(REQUIREMENT):
Leave the pictures out and retype the lines from the beginning through the line with "import pandas as pd", both ends included.

(INFORMATION SUPPLIED):
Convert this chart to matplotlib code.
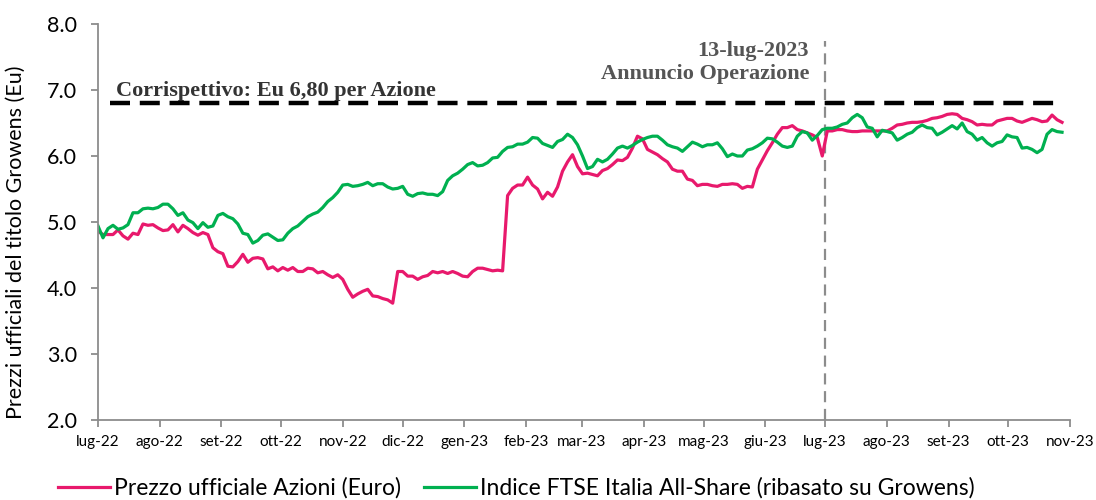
import matplotlib
matplotlib.use('Agg')
import matplotlib.pyplot as plt
import numpy as np
import pandas as pd

# values, one every ~2.5 days from 1 Jul 2022 to 28 Oct 2023
prezzo = [
    4.86, 4.81, 4.81, 4.81, 4.88, 4.79, 4.74, 4.83, 4.81, 4.97,
    4.95, 4.96, 4.91, 4.87, 4.88, 4.96, 4.85, 4.95, 4.90, 4.84,
    4.80, 4.84, 4.81, 4.61, 4.55, 4.52, 4.33, 4.32, 4.40, 4.51,
    4.39, 4.45, 4.46, 4.44, 4.29, 4.32, 4.26, 4.31, 4.27, 4.31,
    4.25, 4.25, 4.30, 4.29, 4.23, 4.25, 4.20, 4.16, 4.20, 4.13,
    3.98, 3.86, 3.91, 3.95, 3.98, 3.88, 3.87, 3.84, 3.82, 3.77,
    4.25, 4.25, 4.18, 4.18, 4.13, 4.17, 4.19, 4.25, 4.23, 4.25,
    4.22, 4.25, 4.22, 4.18, 4.17, 4.25, 4.30, 4.30, 4.28, 4.26,
    4.27, 4.26, 5.40, 5.51, 5.56, 5.56, 5.68, 5.56, 5.50, 5.35,
    5.45, 5.39, 5.53, 5.77, 5.91, 6.02, 5.84, 5.73, 5.74, 5.72,
    5.70, 5.78, 5.81, 5.87, 5.94, 5.93, 5.98, 6.12, 6.30, 6.26,
    6.10, 6.06, 6.02, 5.96, 5.91, 5.80, 5.77, 5.77, 5.65, 5.63,
    5.55, 5.57, 5.57, 5.55, 5.54, 5.57, 5.57, 5.58, 5.57, 5.51,
    5.54, 5.53, 5.80, 5.94, 6.08, 6.20, 6.33, 6.43, 6.43, 6.46,
    6.40, 6.38, 6.35, 6.32, 6.28, 6.00, 6.38, 6.38, 6.40, 6.40,
    6.38, 6.37, 6.37, 6.38, 6.38, 6.38, 6.38, 6.38, 6.38, 6.42,
    6.47, 6.48, 6.50, 6.51, 6.51, 6.52, 6.54, 6.57, 6.58, 6.60,
    6.63, 6.64, 6.63, 6.57, 6.55, 6.52, 6.47, 6.48, 6.47, 6.47,
    6.53, 6.55, 6.57, 6.57, 6.53, 6.51, 6.54, 6.57, 6.55, 6.52,
    6.53, 6.62, 6.55, 6.51,
]
ftse = [
    4.94, 4.76, 4.90, 4.95, 4.89, 4.91, 4.96, 5.14, 5.14, 5.20,
    5.21, 5.20, 5.22, 5.27, 5.27, 5.20, 5.10, 5.14, 5.03, 4.99,
    4.90, 4.99, 4.92, 4.94, 5.10, 5.13, 5.08, 5.05, 4.97, 4.83,
    4.81, 4.68, 4.72, 4.80, 4.82, 4.77, 4.72, 4.73, 4.83, 4.90,
    4.94, 5.01, 5.08, 5.12, 5.15, 5.22, 5.31, 5.37, 5.45, 5.56,
    5.57, 5.54, 5.55, 5.57, 5.60, 5.55, 5.58, 5.58, 5.53, 5.50,
    5.51, 5.54, 5.42, 5.39, 5.43, 5.44, 5.42, 5.42, 5.40, 5.46,
    5.63, 5.70, 5.74, 5.80, 5.87, 5.90, 5.85, 5.86, 5.90, 5.97,
    5.98, 6.07, 6.13, 6.14, 6.18, 6.18, 6.21, 6.28, 6.27, 6.19,
    6.16, 6.13, 6.22, 6.25, 6.33, 6.28, 6.17, 6.00, 5.81, 5.84,
    5.95, 5.91, 5.95, 6.03, 6.12, 6.15, 6.12, 6.16, 6.21, 6.25,
    6.28, 6.30, 6.30, 6.24, 6.17, 6.14, 6.12, 6.07, 6.14, 6.21,
    6.18, 6.14, 6.17, 6.17, 6.20, 6.11, 5.99, 6.03, 6.00, 6.00,
    6.09, 6.11, 6.15, 6.20, 6.27, 6.26, 6.21, 6.15, 6.13, 6.15,
    6.30, 6.37, 6.35, 6.24, 6.31, 6.40, 6.42, 6.42, 6.44, 6.48,
    6.50, 6.58, 6.63, 6.58, 6.44, 6.42, 6.29, 6.39, 6.37, 6.35,
    6.24, 6.28, 6.33, 6.36, 6.43, 6.47, 6.43, 6.42, 6.32, 6.36,
    6.41, 6.46, 6.41, 6.50, 6.37, 6.33, 6.24, 6.28, 6.20, 6.15,
    6.20, 6.22, 6.32, 6.29, 6.28, 6.12, 6.13, 6.10, 6.05, 6.10,
    6.33, 6.40, 6.37, 6.36,
]
mesi = ['lug-22', 'ago-22', 'set-22', 'ott-22', 'nov-22', 'dic-22', 'gen-23', 'feb-23',
        'mar-23', 'apr-23', 'mag-23', 'giu-23', 'lug-23', 'ago-23', 'set-23', 'ott-23', 'nov-23']
corrispettivo = 6.80

dates_p = pd.date_range('2022-07-01', '2023-10-28', periods=len(prezzo))
dates_f = pd.date_range('2022-07-01', '2023-10-28', periods=len(ftse))
month_ticks = pd.date_range('2022-07-01', '2023-11-01', freq='MS')

pink = '#E8196C'
green = '#00B050'
axis_grey = '#8C8C8C'

fig = plt.figure(figsize=(10.96, 5.0), dpi=100)
ax = fig.add_axes([98 / 1096, 80 / 500, 972 / 1096, 396 / 500])

ax.plot(dates_p, prezzo, color=pink, lw=2.3, label='Prezzo ufficiale Azioni (Euro)')
ax.plot(dates_f, ftse, color=green, lw=2.3, label='Indice FTSE Italia All-Share (ribasato su Growens)')

# offer price line
ax.hlines(corrispettivo, pd.Timestamp('2022-07-07'), dates_p[-1], colors='black',
          linestyles=(0, (4.5, 2.2)), lw=3.2, zorder=4)
ax.text(pd.Timestamp('2022-07-10'), corrispettivo + 0.04, 'Corrispettivo: Eu 6,80 per Azione',
        family='Liberation Serif', weight='bold', fontsize=16, color='#333333',
        ha='left', va='bottom')

# announcement marker, drawn at the lug-23 tick like the source chart
annuncio = pd.Timestamp('2023-07-01')
ax.vlines(annuncio, 2.0, 7.75, colors=axis_grey, linestyles=(0, (5, 3)), lw=1.6, zorder=1)
ax.text(annuncio - pd.Timedelta(days=8), 7.42, '13-lug-2023\nAnnuncio Operazione',
        family='Liberation Serif', weight='bold', fontsize=16, color='#555555',
        ha='right', va='center', multialignment='right', linespacing=1.2)

ax.set_xlim(month_ticks[0], month_ticks[-1])
ax.set_ylim(2.0, 8.0)
ax.set_yticks(np.arange(2.0, 8.01, 1.0))
ax.set_yticklabels([f'{v:.1f}' for v in np.arange(2.0, 8.01, 1.0)], family='Lato', fontsize=15.5)
ax.set_xticks(month_ticks)
ax.set_xticklabels(mesi, family='Lato', fontsize=11)
ax.set_ylabel('Prezzi ufficiali del titolo Growens (Eu)', family='Lato', fontsize=15.5)
ax.yaxis.set_label_coords(-0.074, 0.45)

for side in ['top', 'right']:
    ax.spines[side].set_visible(False)
for side in ['left', 'bottom']:
    ax.spines[side].set_color(axis_grey)
    ax.spines[side].set_linewidth(1.3)
ax.tick_params(axis='both', direction='out', color=axis_grey, width=1.3, length=5)
ax.tick_params(axis='y', pad=10)
ax.tick_params(axis='x', pad=6)

fig.legend(loc='center', bbox_to_anchor=(516 / 1096, 12 / 500), ncol=2, frameon=False,
           prop={'family': 'Lato', 'size': 16.5}, handlelength=2.3, columnspacing=1.0,
           handletextpad=0.15)

fig.savefig('out.png', dpi=100)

(EXERCISE RESULT):
Convert this chart to matplotlib code.
import matplotlib
matplotlib.use('Agg')
import matplotlib.pyplot as plt
import numpy as np
import pandas as pd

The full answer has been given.